In this example, each rack can be equipped with a variable number of management plane and data plane switches (ToR switches). Each of these aggregate management and data traffic to internal network switch functions, as follows.

With reference to the primary data plane switch 844, all servers in the rack connect to the downlinks of the primary data plane switch using their first 10 GbE (Gigabit Ethernet) port. The switch uplink ports (40 GbE) provide external connectivity to a cluster or end-of-row (EoR) aggregation switches in a datacenter.

With reference to the secondary data plane switch 846 (see, e.g., “Switch 2” of FIG. 9), all servers in the rack connect to the downlinks of the secondary dataplane switch using their second 10 GbE port. This switch uplink ports (40 GbE) provide external connectivity to the cluster or EoR aggregation switches in the datacenter.

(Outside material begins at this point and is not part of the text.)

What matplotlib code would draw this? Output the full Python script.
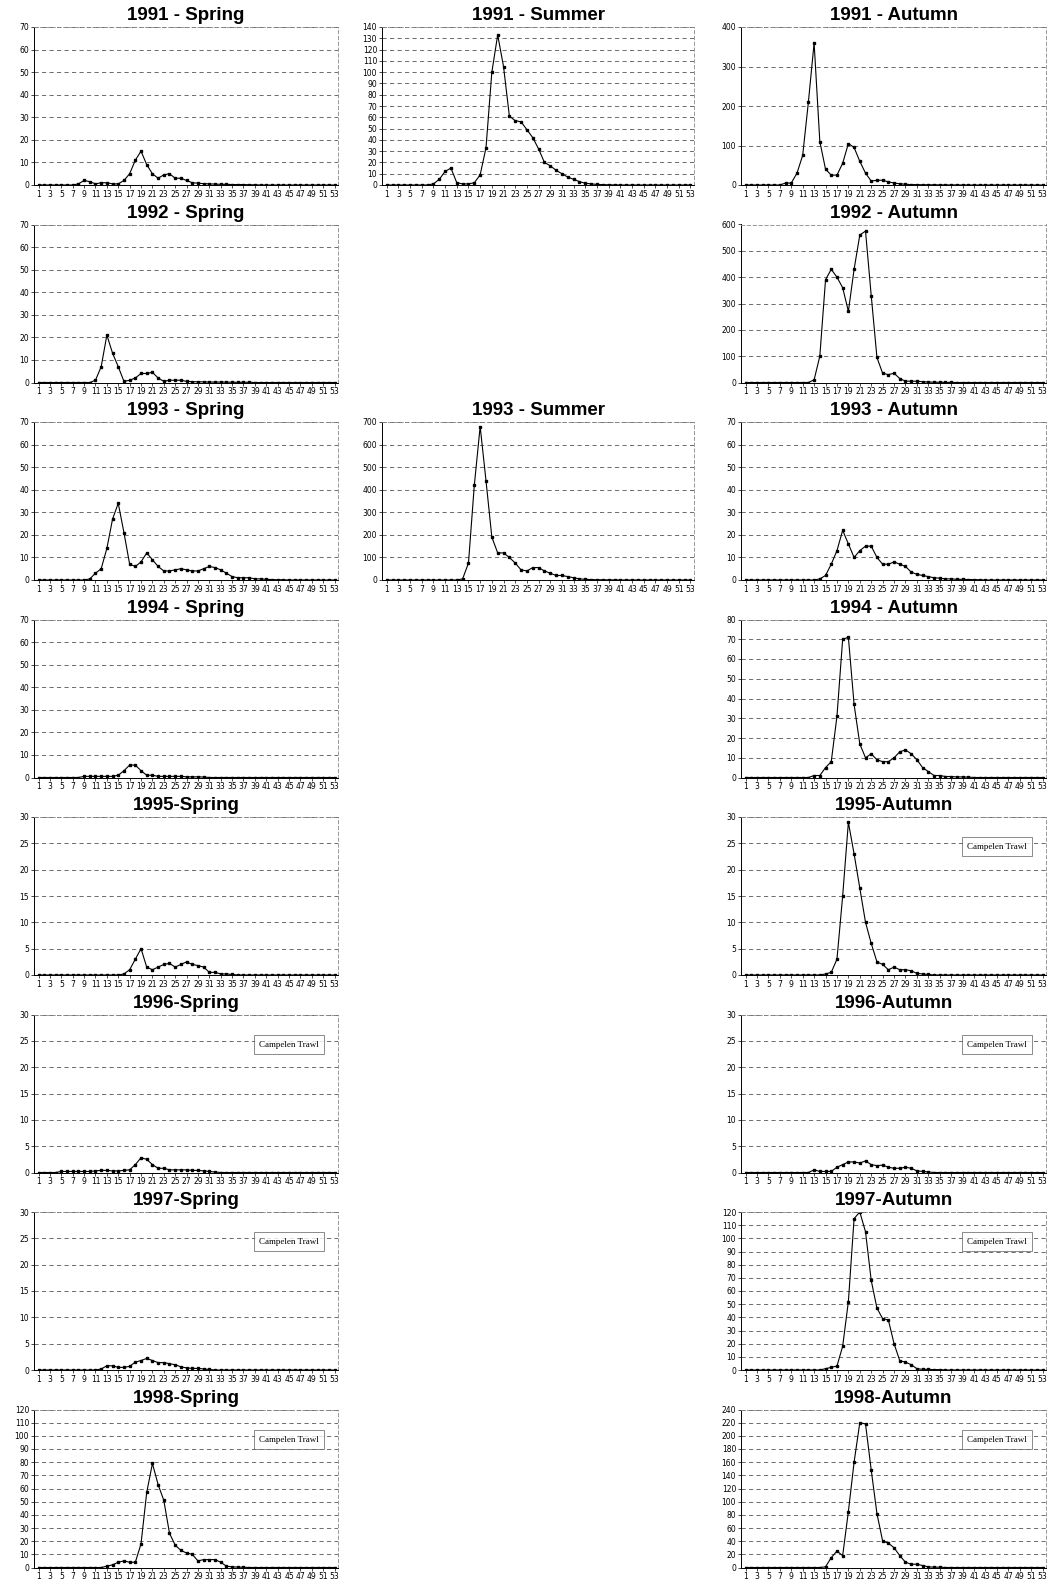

With reference to the device management switch 848 (see, e.g., “Switch 3” of FIG. 10), the 1 GbE Intelligent Platform Management Interface (IPMI) management ports (i.e. blind mate connector port) of each of the rack component (i.e. servers, switches, power control, etc.) are connected to the downlink ports on the switch. The uplink ports (10 GbE) can be connected to the cluster EoR aggregation switches in the datacenter.

With reference to the application management switch 856 (see, e.g., “Switch 4” of FIG. 10), all servers in the rack connect to this switch using a lower speed 1 GbE port. This switch provides connectivity between the rack servers and external cluster or EoR switches to an application management network. The uplink ports (10 GbE) connect to the application management spine switches.

Although the switch topology is not a fixed system requirement, a rack system will typically include at least a device management switch and primary data plane switch. Redundancy may or may not be part of the system configuration, depending on the application usage.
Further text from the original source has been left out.